La visite officielle de deux jours effectuée par le Premier ministre indien, Narendra Modi, s’est avérée être un succès à plus d’un titre. Beaucoup de Mauriciens qui ont suivi de près cette visite ont vu le Premier ministre indien sous un nouveau jour. Il s’est présenté comme un leader d’envergure mondiale avec un charisme capable de galvaniser les foules, mais également comme un visionnaire avec un projet non seulement pour la région de l’océan Indien, mais également pour l’ensemble de ce qu’il appelle le « Global South ». Lorsque l’occasion leur a été donnée, les Mauriciens se sont déplacés en nombre pour le voir. Cela a été le cas à l’aéroport à son arrivée, mais également au centre de Trianon, dans l’après-midi de mardi, ou encore au Champ de Mars pour la cérémonie de lever de drapeau, ce 12 mars.
Sa visite a aussi été marquée par la conclusion de pas moins de huit protocoles d’accord touchant un large éventail de domaines, dont l’utilisation de devises locales aussi bien en Inde qu’à Maurice. Mais aussi la création d’un Mauritius Automated and Clearing System qui pourrait permettre aux pays du COSESA et de l’Afrique australe de traiter avec l’Inde en roupies indiennes. Une ligne de crédit en roupie indienne a par ailleurs été mise à la disposition de Maurice pour le financement du Water Pipeline Replacement Project dans l’île. Il est aussi question de la formation de diplomates et de fonctionnaires.
Deux accords concernent le développement et la sécurité maritime. Ainsi, les gouvernements mauriciens et indiens pourront partager ces informations privilégiées concernant les navires commerciaux (“white shipping information”). En tenant en compte que la coopération en matière de défense et la sécurité maritime restent des piliers clés du partenariat stratégique, les observateurs s’attendent à ce que l’Inde apporte une aide sensible au développement de l’économie. Lequel développement passe par la modernisation des services et des infrastructures portuaires, avec l’aide financière de l’Inde, mais également de la France et du Japon, entre autres.
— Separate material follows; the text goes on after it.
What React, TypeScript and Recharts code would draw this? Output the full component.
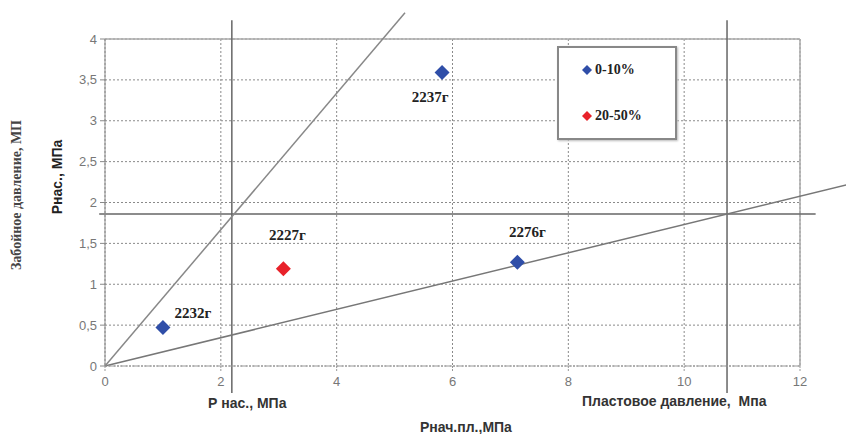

Parmi les priorités dans ce secteur figurent la création d’un service maritime régional, mais également la construction éventuelle d’un port de pêche. « Un océan Indien libre, ouvert, sécurisé et sûr est notre priorité commune. Nous sommes déterminés à apporter notre plein soutien à la sécurité de la zone économique exclusive de Maurice » a souligné le Premier ministre Modi.
Sur un plan géopolitique la coopération entre l’Inde et Maurice aussi s’est consolidée. « Le partenariat entre nos deux pays sera renforcé et sera élevé au rang de partenariat stratégique renforcé », a laissé entendre le Premier ministre indien. De plus, après le lancement de SAGAR lors de sa visite à Maurice en 2015, il a choisi le territoire mauricien cette fois pour lancer le MAHASAGAR, acronyme de Mutual and Holistic Advancement for Security and Growth Across Regions, et qui concerne une série de projets dans le Global South.
Sur plan politique, cette visite a donné un coup de pouce au gouvernement mauricien et au Premier ministre, Navin Ramgoolam, qui a prononcé un de ses meilleurs discours à un banquet organisé en l’honneur de son homologue indien. Il a placé cette visite dans un contexte historique, mais sa référence au Freedom Fighter indien Chandra Bose n’est pas fortuite. Ce dernier est en effet présenté comme une figure historique majeure en Inde par Narendra Modi. Aussitôt son arrivée au pouvoir, il avait d’ailleurs fait installer une statue de Chandra Bose à l’India Gate, haut lieu de mémorial à Delhi.
Le soutien inconditionnel accordé par l’Inde à Maurice concernant les Chagos a également toute son importance dans le cadre des pourparlers entre Maurice et la Grande-Bretagne. Seul point noir lors de cette visite : les journalistes mauriciens considèrent, non sans raison, que leur dignité et leur droit n’ont pas été respectés durant cette visite. Malgré le changement du gouvernement, les mêmes fonctionnaires et les mêmes officiers de politique continuent en effet de traiter la presse, MBC exceptée, comme des moins que rien. D’ailleurs, le terme « Statement to the press » est un misnoner puisque les journalistes mauriciens ont été relégués au fond de la salle. Certains officiers de police ont, sur l’ordre d’on ne sait pas qui, brillé par un manque de respect envers les membres de la presse au Vaghjee Hall mercredi matin. Espérons que ce ne soit pas une remarque lancée dans le désert.